L’impression que tous les garde-fous ont finalement sauté. Que tous les principes peuvent être transgressés au nom d’un combat ultime et supérieur: la lutte pour le pouvoir. En prenant la place que se partageaient depuis des décennies la droite et le Parti socialiste, Emmanuel Macron pensait réconcilier droite et gauche, il a bouleversé les codes. En moins de trois années d’exercice du pouvoir, il s’est attiré la haine de l’ensemble de ses concurrents. L’enjeu principal de la vie politique pour les trois quarts de l’échiquier politique national, est maintenant d’abattre Macron, unique objet de leur ressentiment. C’est leur seul programme connu à cette heure! Mais notre République ne prévoit pas que l’on puisse planter la tête d’un président au bout d’une pique à l’issue d’une manifestation de rue. Elle prévoit tout au plus que prenne sa place celui qui saura convaincre une majorité d’électeurs à la prochaine présidentielle.

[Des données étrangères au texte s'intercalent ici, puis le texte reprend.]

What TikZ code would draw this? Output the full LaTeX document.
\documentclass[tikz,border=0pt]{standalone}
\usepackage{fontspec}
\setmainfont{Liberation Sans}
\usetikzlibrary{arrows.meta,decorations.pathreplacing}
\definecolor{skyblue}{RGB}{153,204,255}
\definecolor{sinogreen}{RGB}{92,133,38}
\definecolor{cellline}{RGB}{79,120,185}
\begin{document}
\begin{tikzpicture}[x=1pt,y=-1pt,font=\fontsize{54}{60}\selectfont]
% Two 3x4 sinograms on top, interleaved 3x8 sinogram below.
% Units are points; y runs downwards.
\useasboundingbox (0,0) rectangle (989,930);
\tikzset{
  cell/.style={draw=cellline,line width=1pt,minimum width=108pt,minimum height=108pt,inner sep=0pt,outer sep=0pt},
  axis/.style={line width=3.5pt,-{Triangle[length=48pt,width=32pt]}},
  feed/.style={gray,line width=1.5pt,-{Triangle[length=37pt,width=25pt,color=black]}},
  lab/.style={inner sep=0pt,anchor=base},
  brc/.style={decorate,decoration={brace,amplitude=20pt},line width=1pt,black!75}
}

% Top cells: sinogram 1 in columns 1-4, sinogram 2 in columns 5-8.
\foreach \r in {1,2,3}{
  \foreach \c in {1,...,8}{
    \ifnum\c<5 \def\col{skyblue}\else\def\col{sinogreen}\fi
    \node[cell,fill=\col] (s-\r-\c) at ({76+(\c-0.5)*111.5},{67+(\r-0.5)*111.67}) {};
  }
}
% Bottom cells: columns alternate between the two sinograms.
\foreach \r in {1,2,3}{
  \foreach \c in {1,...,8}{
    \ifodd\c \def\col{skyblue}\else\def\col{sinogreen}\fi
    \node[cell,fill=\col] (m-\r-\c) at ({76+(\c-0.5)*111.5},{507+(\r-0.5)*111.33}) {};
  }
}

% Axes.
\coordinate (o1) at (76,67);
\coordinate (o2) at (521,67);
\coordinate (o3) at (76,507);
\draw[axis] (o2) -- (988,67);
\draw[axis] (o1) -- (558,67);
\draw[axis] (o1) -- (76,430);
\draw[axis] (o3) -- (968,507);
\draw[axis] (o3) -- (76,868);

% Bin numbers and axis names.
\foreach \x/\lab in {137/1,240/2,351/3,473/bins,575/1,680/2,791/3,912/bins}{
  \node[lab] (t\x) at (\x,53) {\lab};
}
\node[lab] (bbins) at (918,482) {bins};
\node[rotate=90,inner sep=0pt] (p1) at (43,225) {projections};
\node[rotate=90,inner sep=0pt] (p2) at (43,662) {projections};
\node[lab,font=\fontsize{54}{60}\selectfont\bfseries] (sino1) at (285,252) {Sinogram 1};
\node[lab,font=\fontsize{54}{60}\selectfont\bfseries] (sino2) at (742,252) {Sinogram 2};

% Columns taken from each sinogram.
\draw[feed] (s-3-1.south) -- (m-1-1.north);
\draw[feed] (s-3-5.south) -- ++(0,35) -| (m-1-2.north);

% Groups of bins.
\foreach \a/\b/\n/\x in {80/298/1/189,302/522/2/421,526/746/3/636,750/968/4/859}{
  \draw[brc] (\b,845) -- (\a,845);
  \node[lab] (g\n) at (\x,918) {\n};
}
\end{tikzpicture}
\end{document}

Alors on se rabat sur les symboles, les simulacres… les injures ou les menaces. Tous les coups sont permis pour ébranler l’édifice macronien. Mélenchon promet une “guerre de tranchée” contre la réforme des retraites. Certains de ses affidés manifestent en lynchant symboliquement une effigie du président, tandis que d’autres tentent de lui interdire l’accès à un théâtre… On ne compte plus les permanences politiques dégradées, ou les menaces de mort adressées à des élus. Et face à cette offensive, le quart de la classe politique qui soutient encore le parti du président, répond du tac au tac, jusqu’à l’outrance, atteinte par Christophe Castaner, ministre de l’intérieur, évoquant sur Twitter la vie privée du patron du PS Olivier Faure, par ailleurs son ancien ami. La crise institutionnelle est bien là.
Qui pourra stopper le massacre? Rétablir l’autorité, mais aussi l’impartialité, de l’Etat? Un ministre de l’intérieur n’a pas à se mêler de la vie privée de ses opposants politiques. Un premier ministre devrait consacrer tout son temps à sa charge nationale, et s’épargner les joutes électorales locales. Une députée, n’a pas à se livrer à un simulacre de lynchage d’un président de la République. Les élus de la République, doivent respecter les institutions au sein desquelles ils se sont fait élire, même s’ils y sont minoritaires. Les médias n’ont pas à offrir une tribune à un hors la loi qui prétend s’attaquer publiquement à la vie privée des élus de la République, et doivent se garder d’être simplement à la remorque des réseaux sociaux. En démocratie, les hommes politiques unanimes doivent défendre becs et ongles la liberté de réunion et d’expression de chacun d’entre eux. La violence doit être condamnée par tous, jamais encouragée, même par ceux qui n’ont que peu d’espoir de l’emporter dans les urnes. La politique ne doit pas tourner à la guerre civile…
Sinon… il ne faudra pas faire mine de s’étonner ou de chercher des coupables le jour où les populistes l’auront emporté sur les démocrates.